COEXISTING PHASES AND CRITICALITY IN NACL BY COMPUTER-SIMULATION

The liquid-vapor coexistence curve of NaCl is evaluated by molecular dynamics simulations in using the well-known Born-Huggins-Mayer-Fumi-Tosi (BHMFT) interionic potential. Due to the limited size of our sample (N-ions=512), the calculated isotherms present van der Waals loops which can be described by an empirical equation of state whose critical parameters are T-c=3068 K, p(c)=0.174 g/cm(3), and rho(c)-105.4 bar. By comparing with the available experimental data on molten NaCl and according to corresponding states arguments, we an able to deduce from our simulation data an estimation of the critical parameters of real NaCl, namely, T-c=3300 K, p(c)=O. is g/cm(3), and rho(c)=325 bar.
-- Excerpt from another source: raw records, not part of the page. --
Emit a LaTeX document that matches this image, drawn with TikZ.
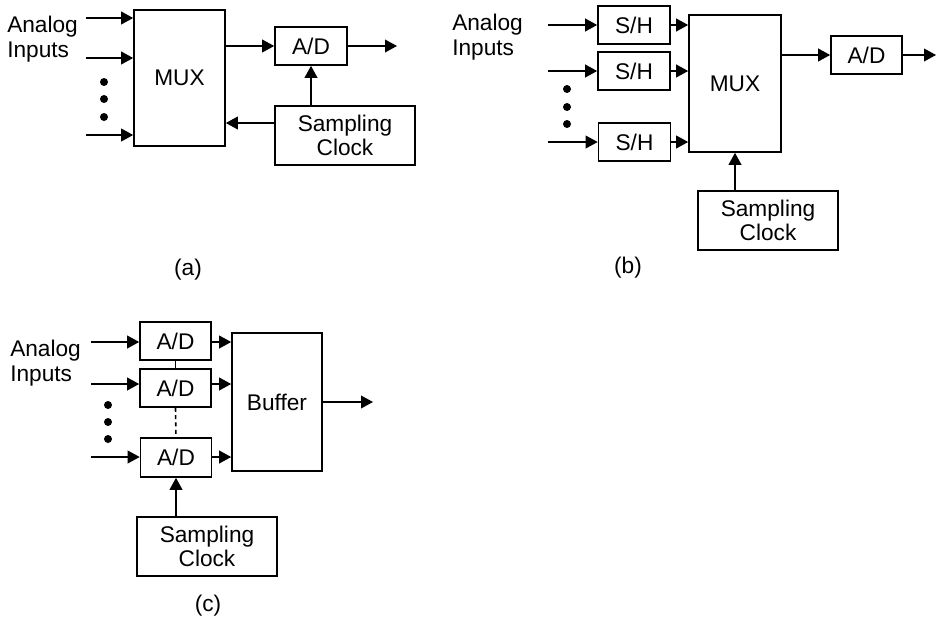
\documentclass[tikz,border=0pt]{standalone}
\usepackage{fontspec}
\setmainfont{Liberation Sans}
\usetikzlibrary{arrows.meta,calc}
\begin{document}
\begin{tikzpicture}[x=0.75pt,y=-0.75pt,
  font=\fontsize{17}{18.5}\selectfont,
  box/.style={draw,line width=1.2pt,inner sep=0pt,align=center},
  sz/.style 2 args={minimum width={#1*0.75pt},minimum height={#2*0.75pt}},
  wire/.style={line width=1.2pt},
  arr/.style={wire,-{Triangle[length=9pt,width=9.5pt]}},
  dot/.style={circle,fill,inner sep=0pt,minimum size=6pt},
  lab/.style={anchor=base west,align=left,inner sep=0pt}]
\useasboundingbox (0,0) rectangle (938,621);

% ---------- (a) ----------
\node[box,sz={91}{136}] (muxa) at (179.5,78) {MUX};
\node[box,sz={72}{38}] (ada) at (311,46) {A/D};
\node[box,sz={140}{59}] (clka) at (345,135.5) {Sampling\\Clock};
\coordinate (ia1) at (86,18);
\coordinate (ia2) at (86,58);
\coordinate (ia3) at (86,135);
\draw[arr] (ia1) -- (ia1 -| muxa.west);
\draw[arr] (ia2) -- (ia2 -| muxa.west);
\draw[arr] (ia3) -- (ia3 -| muxa.west);
\node[dot] (da1) at (104,82) {};
\node[dot] (da2) at (104,99) {};
\node[dot] (da3) at (104,117) {};
\node[lab] (laba) at (7,57) {Analog\\Inputs};
\draw[arr] (muxa.east |- ada.west) -- (ada.west);
\coordinate (oa) at (397,46);
\draw[arr] (ada.east) -- (oa);
\draw[arr] (clka.north -| ada.south) -- (ada.south);
\coordinate (ca) at ($(clka.west)+(0,-12.5)$);
\draw[arr] (ca) -- (ca -| muxa.east);
\node (capa) at (188,270) {(a)};

% ---------- (b) ----------
\node[box,sz={72}{38}] (sh1) at (634,25) {S/H};
\node[box,sz={72}{38}] (sh2) at (634,71) {S/H};
\node[box,sz={72}{38}] (sh3) at (634.5,142) {S/H};
\coordinate (ib1) at (548,25);
\coordinate (ib2) at (548,71);
\coordinate (ib3) at (548,142);
\draw[arr] (ib1) -- (sh1.west);
\draw[arr] (ib2) -- (sh2.west);
\draw[arr] (ib3) -- (sh3.west);
\node[dot] (db1) at (567,89) {};
\node[dot] (db2) at (567,107) {};
\node[dot] (db3) at (567,124) {};
\node[lab] (labb) at (452,55) {Analog\\Inputs};
\node[box,sz={92}{137}] (muxb) at (735,83.5) {MUX};
\draw[arr] (sh1.east) -- (sh1.east -| muxb.west);
\draw[arr] (sh2.east) -- (sh2.east -| muxb.west);
\draw[arr] (sh3.east) -- (sh3.east -| muxb.west);
\node[box,sz={71}{38}] (adb) at (866.5,55) {A/D};
\draw[arr] (muxb.east |- adb.west) -- (adb.west);
\coordinate (ob) at (936,55);
\draw[arr] (adb.east) -- (ob);
\node[box,sz={140}{59}] (clkb) at (768,220.5) {Sampling\\Clock};
\draw[arr] (clkb.north -| muxb.south) -- (muxb.south);
\node (capb) at (628,268) {(b)};

% ---------- (c) ----------
\node[box,sz={71}{38}] (adc1) at (175.5,341) {A/D};
\node[box,sz={71}{38}] (adc2) at (175.5,388) {A/D};
\node[box,sz={71}{39}] (adc3) at (176,457.5) {A/D};
\coordinate (ic1) at (91,342);
\coordinate (ic2) at (91,384);
\coordinate (ic3) at (91,457);
\draw[arr] (ic1) -- (ic1 -| adc1.west);
\draw[arr] (ic2) -- (ic2 -| adc2.west);
\draw[arr] (ic3) -- (ic3 -| adc3.west);
\node[dot] (dc1) at (108,405) {};
\node[dot] (dc2) at (108,422) {};
\node[dot] (dc3) at (108,439) {};
\node[lab] (labc) at (10,381) {Analog\\Inputs};
\draw[wire] (adc1.south) -- (adc2.north);
\draw[wire,dash pattern=on 3pt off 2.5pt] (adc2.south) -- (adc3.north);
\node[box,sz={90}{138}] (buf) at (277,402) {Buffer};
\draw[arr] (ic1 -| adc1.east) -- (ic1 -| buf.west);
\draw[arr] (ic2 -| adc2.east) -- (ic2 -| buf.west);
\draw[arr] (ic3 -| adc3.east) -- (ic3 -| buf.west);
\coordinate (oc) at (373,402);
\draw[arr] (buf.east) -- (oc);
\node[box,sz={140}{59}] (clkc) at (207,546.5) {Sampling\\Clock};
\draw[arr] (clkc.north -| adc3.south) -- (adc3.south);
\node (capc) at (208,606) {(c)};
\end{tikzpicture}
\end{document}
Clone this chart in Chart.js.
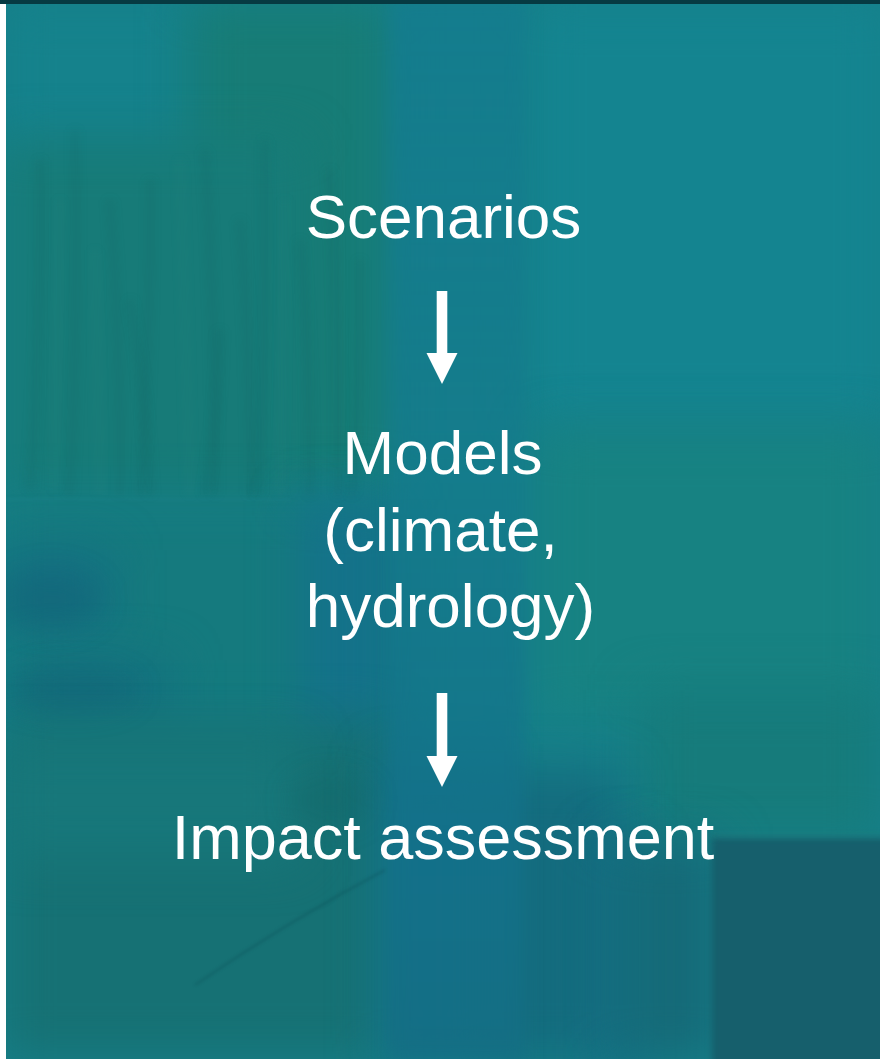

The electrical conductivity of our simulated molten salt is then evaluated along the coexistence curve, in the highly compressed liquid and in the dilute gas. No evidence for an insulator-ionic conductor transition is found. Instead a continuous transition between a highly conducting fluid at high density and a low conducting gas at low temperature is pointed out. The degree of dissociation is obtained from the conductivity data and from the knowledge of the self-diffusion coefficients through a generalized Nernst-Einstein relation. The evolution of the degree of dissociation with density and temperature is corroborated by the analysis of the charge-charge distribution functions which show the occurrence of ion pairing at low density and low temperature. Finally, the mean field type behavior exhibited by our simulated molten salt is discussed in perspective with the available experimental data for other fused salts as well as with the current state of the theory concerning the criticality in ionic fluids.